━━━ STORED RECORDS ━━━

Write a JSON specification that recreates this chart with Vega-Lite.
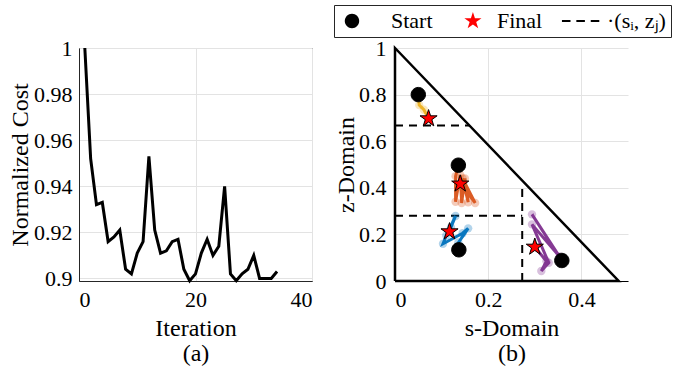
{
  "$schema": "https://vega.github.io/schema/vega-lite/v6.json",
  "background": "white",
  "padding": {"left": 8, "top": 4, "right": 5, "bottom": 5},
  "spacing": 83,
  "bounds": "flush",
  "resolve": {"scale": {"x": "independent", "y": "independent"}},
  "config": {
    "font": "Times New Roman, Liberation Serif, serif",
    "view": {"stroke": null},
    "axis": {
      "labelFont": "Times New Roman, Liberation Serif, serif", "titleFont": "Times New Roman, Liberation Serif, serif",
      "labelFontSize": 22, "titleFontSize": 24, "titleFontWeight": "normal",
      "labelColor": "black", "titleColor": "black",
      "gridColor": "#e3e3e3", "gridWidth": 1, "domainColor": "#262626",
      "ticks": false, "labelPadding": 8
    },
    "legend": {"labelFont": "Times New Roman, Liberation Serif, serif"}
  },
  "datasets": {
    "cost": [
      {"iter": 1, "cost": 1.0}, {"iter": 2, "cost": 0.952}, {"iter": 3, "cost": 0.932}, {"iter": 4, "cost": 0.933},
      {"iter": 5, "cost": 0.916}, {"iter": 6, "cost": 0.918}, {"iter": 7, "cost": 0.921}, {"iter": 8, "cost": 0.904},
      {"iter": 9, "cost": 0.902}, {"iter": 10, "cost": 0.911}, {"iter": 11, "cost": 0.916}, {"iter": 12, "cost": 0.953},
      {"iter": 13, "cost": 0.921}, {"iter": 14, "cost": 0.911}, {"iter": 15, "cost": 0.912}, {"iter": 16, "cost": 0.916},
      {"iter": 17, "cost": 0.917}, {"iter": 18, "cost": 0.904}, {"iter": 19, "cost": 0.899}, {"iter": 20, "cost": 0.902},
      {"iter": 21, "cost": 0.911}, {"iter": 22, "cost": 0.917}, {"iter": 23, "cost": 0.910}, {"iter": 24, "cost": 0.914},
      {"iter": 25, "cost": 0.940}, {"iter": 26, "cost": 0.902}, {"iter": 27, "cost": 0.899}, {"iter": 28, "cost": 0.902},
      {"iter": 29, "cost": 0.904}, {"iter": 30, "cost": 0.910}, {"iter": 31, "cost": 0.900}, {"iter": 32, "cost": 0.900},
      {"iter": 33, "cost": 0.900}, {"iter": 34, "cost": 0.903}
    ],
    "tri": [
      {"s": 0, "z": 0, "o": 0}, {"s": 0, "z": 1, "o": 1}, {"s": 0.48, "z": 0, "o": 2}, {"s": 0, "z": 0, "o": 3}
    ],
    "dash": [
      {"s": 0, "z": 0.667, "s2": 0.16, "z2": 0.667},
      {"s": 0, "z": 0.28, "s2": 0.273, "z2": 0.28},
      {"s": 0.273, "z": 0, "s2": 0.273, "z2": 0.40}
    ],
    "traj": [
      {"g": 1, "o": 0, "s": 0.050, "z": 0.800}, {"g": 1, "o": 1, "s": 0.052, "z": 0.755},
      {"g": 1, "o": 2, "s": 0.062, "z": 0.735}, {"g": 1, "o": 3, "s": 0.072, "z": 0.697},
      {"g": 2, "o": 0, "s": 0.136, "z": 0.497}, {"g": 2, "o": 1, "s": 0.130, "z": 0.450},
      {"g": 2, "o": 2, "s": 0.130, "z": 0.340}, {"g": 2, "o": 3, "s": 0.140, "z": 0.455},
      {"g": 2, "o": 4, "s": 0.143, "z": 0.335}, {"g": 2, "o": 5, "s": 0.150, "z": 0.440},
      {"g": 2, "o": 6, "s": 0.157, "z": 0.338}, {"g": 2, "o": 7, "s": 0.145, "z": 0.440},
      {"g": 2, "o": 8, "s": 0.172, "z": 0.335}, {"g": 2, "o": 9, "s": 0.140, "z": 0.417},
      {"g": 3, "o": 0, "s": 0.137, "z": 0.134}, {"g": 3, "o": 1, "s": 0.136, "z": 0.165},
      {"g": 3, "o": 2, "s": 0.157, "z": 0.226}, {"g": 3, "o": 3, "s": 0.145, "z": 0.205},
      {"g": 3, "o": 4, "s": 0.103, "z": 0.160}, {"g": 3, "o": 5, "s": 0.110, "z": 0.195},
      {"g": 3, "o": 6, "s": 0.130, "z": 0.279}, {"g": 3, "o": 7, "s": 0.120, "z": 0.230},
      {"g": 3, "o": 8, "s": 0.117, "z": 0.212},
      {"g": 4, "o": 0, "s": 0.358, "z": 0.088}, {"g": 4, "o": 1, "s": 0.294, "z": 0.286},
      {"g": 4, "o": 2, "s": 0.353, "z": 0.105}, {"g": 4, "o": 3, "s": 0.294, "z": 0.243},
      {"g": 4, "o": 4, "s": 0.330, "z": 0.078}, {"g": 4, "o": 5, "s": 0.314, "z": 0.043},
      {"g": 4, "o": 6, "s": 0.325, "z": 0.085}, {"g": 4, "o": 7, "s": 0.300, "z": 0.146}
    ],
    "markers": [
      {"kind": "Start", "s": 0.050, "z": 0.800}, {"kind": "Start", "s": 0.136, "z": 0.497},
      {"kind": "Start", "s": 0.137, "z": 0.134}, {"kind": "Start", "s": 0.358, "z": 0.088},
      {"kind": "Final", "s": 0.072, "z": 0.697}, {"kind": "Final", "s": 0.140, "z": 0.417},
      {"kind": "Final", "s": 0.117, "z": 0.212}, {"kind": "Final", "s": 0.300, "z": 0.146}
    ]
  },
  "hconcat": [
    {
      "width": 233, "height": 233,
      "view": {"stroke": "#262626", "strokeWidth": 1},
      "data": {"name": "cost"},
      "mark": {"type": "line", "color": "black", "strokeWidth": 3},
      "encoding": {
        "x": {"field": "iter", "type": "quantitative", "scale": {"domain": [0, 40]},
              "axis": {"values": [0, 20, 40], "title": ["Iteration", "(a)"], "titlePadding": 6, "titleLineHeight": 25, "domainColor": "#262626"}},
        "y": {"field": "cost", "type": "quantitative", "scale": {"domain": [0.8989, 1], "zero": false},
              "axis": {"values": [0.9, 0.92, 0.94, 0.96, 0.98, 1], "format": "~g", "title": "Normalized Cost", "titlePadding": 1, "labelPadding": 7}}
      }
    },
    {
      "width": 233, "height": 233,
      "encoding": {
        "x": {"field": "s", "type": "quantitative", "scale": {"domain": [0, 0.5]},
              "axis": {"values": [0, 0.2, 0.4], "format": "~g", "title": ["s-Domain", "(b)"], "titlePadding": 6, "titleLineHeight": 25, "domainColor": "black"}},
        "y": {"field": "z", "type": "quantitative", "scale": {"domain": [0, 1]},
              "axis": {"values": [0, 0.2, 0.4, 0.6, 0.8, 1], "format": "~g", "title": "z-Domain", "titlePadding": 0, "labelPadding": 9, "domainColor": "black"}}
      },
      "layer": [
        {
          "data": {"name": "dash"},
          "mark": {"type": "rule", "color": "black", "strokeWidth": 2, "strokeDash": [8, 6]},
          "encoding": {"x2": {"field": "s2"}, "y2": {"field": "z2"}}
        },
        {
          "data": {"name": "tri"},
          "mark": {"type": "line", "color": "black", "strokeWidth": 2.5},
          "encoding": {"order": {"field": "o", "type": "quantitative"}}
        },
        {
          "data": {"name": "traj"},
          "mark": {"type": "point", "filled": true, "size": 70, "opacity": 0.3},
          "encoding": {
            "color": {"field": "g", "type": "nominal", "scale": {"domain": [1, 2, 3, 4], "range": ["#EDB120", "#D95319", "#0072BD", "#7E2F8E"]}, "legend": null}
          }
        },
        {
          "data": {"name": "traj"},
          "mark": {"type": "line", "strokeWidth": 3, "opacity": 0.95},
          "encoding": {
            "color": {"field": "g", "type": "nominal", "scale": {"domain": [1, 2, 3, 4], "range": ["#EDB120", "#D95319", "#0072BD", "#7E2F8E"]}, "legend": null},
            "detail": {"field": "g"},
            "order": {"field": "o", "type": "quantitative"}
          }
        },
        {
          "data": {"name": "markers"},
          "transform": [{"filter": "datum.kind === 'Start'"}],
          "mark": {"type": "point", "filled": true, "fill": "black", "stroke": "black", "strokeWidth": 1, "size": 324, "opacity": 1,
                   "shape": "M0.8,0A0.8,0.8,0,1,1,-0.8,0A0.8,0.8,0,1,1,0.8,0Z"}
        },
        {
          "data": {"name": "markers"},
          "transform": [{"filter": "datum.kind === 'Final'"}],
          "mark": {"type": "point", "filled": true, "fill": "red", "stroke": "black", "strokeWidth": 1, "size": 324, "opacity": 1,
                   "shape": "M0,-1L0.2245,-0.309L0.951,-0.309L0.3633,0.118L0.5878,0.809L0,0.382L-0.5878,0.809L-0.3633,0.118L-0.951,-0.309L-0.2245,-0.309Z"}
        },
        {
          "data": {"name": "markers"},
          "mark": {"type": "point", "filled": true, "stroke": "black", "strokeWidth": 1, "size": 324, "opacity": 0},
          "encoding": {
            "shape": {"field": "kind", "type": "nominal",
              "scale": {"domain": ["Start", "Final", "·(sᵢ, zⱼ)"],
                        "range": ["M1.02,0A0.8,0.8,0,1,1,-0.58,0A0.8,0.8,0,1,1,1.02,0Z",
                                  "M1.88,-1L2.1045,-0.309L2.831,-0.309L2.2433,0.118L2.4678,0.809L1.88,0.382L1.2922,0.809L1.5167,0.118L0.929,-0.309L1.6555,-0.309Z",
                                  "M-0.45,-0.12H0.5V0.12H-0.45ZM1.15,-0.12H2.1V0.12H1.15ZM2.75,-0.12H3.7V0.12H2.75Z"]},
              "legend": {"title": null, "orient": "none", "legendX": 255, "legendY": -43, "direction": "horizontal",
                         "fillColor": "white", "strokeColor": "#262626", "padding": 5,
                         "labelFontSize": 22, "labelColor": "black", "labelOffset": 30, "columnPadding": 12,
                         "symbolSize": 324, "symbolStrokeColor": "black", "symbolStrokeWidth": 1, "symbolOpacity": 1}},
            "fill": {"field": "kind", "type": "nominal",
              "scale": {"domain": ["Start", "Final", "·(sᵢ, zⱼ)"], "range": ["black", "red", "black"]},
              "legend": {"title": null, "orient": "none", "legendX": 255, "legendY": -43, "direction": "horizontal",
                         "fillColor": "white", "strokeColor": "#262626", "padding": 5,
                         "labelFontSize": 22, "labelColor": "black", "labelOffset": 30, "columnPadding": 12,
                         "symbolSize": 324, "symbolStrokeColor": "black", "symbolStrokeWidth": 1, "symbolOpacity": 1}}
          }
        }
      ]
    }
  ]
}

━━━
━━━ STORED RECORDS ━━━

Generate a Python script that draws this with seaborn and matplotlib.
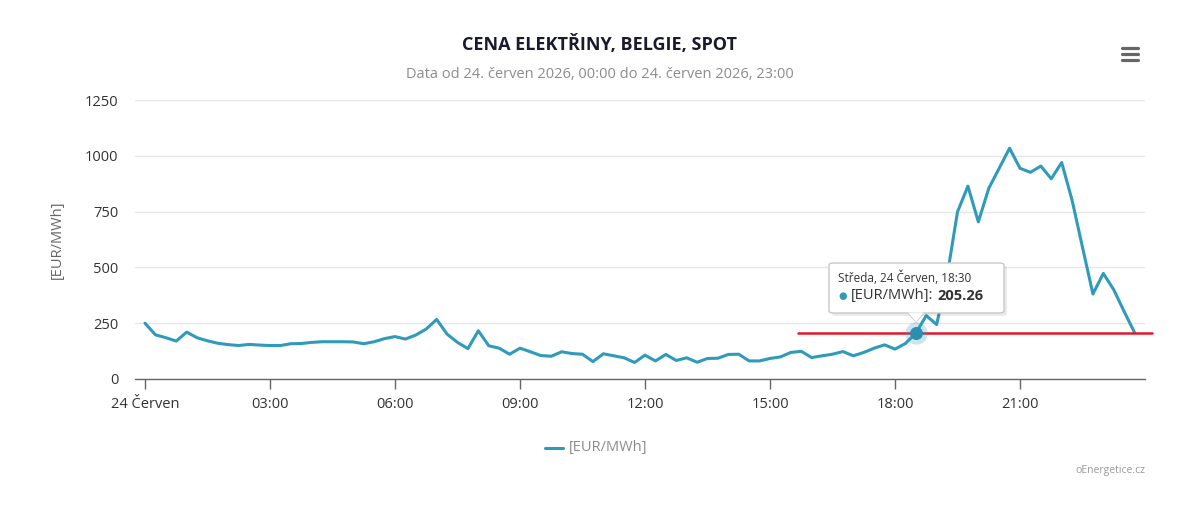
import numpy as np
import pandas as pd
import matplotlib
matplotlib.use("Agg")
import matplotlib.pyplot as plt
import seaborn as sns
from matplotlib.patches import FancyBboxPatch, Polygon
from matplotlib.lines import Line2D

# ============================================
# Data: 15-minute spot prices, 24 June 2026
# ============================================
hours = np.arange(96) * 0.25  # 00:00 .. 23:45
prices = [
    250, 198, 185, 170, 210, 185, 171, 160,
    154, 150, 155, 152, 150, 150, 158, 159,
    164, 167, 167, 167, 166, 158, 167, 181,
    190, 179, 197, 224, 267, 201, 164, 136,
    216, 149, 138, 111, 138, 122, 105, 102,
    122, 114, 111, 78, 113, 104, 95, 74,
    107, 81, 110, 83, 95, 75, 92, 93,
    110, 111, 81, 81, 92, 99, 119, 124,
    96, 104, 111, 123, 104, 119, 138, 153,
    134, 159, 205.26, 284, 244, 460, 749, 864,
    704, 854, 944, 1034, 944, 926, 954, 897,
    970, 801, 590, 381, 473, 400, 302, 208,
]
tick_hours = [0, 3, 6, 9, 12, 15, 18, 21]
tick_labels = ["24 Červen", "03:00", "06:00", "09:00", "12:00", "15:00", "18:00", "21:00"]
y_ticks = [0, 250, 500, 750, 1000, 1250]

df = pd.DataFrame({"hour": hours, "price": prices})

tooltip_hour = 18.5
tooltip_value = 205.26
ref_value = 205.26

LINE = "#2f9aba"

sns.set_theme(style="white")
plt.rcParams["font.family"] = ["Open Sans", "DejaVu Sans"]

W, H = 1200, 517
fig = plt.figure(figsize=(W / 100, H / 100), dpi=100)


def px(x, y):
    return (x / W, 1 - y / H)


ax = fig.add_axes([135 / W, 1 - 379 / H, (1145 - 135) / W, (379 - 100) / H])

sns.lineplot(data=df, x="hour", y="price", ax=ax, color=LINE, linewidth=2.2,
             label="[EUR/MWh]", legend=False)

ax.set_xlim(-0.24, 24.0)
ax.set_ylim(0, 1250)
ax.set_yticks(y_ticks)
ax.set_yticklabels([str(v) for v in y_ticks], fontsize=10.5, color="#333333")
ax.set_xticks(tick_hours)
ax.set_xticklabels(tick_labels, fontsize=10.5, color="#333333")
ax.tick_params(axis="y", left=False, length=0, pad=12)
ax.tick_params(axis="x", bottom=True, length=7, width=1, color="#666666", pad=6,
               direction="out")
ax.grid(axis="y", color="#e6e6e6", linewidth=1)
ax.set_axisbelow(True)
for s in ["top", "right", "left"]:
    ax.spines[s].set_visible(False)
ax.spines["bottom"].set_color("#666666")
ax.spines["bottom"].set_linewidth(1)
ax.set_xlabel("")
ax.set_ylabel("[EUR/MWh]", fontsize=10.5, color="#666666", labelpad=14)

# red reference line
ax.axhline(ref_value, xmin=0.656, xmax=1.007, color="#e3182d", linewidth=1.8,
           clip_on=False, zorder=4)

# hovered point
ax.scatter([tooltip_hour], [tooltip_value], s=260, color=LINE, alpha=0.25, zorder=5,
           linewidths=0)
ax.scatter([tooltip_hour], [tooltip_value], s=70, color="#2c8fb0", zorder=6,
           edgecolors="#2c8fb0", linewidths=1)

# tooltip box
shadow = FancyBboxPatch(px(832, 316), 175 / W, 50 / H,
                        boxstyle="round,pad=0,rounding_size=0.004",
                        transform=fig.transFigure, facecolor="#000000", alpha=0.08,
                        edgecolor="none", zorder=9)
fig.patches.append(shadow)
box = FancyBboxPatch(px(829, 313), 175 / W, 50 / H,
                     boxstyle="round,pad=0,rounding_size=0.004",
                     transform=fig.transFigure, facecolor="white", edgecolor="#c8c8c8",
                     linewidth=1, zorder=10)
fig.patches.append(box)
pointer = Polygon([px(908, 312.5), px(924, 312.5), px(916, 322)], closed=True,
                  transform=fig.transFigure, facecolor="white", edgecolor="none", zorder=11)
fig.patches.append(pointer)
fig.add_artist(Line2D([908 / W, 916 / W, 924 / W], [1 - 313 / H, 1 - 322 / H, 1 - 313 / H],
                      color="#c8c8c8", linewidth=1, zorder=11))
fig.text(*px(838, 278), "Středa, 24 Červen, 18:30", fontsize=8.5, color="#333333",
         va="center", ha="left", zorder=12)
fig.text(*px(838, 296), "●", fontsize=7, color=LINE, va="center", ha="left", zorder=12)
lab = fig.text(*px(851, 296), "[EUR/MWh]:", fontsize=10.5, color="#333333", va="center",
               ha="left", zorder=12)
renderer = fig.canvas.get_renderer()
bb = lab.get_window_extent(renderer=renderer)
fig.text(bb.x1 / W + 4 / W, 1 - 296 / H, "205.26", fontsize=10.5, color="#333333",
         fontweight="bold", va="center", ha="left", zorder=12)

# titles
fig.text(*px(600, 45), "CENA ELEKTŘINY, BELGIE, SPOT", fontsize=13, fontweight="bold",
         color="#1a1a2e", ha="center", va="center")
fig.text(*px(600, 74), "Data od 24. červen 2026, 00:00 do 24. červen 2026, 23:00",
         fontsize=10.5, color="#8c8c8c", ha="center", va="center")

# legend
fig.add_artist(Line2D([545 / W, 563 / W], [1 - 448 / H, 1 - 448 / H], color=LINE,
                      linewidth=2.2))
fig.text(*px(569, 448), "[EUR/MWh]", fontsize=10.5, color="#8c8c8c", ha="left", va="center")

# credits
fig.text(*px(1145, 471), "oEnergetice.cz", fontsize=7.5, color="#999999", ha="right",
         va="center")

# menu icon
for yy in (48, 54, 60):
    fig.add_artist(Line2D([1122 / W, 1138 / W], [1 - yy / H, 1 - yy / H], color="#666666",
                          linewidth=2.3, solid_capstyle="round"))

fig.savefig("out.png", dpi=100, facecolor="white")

━━━

## [WHAT IS REQUIRED]
Retype only the lines above from the one with "Generate a Python" through the one with "from matplotlib.lines import Line2D", exactly and with both ends. Images stay out.

## [WRITTEN SOLUTION]
Generate a Python script that draws this with seaborn and matplotlib.
import numpy as np
import pandas as pd
import matplotlib
matplotlib.use("Agg")
import matplotlib.pyplot as plt
import seaborn as sns
from matplotlib.patches import FancyBboxPatch, Polygon
from matplotlib.lines import Line2D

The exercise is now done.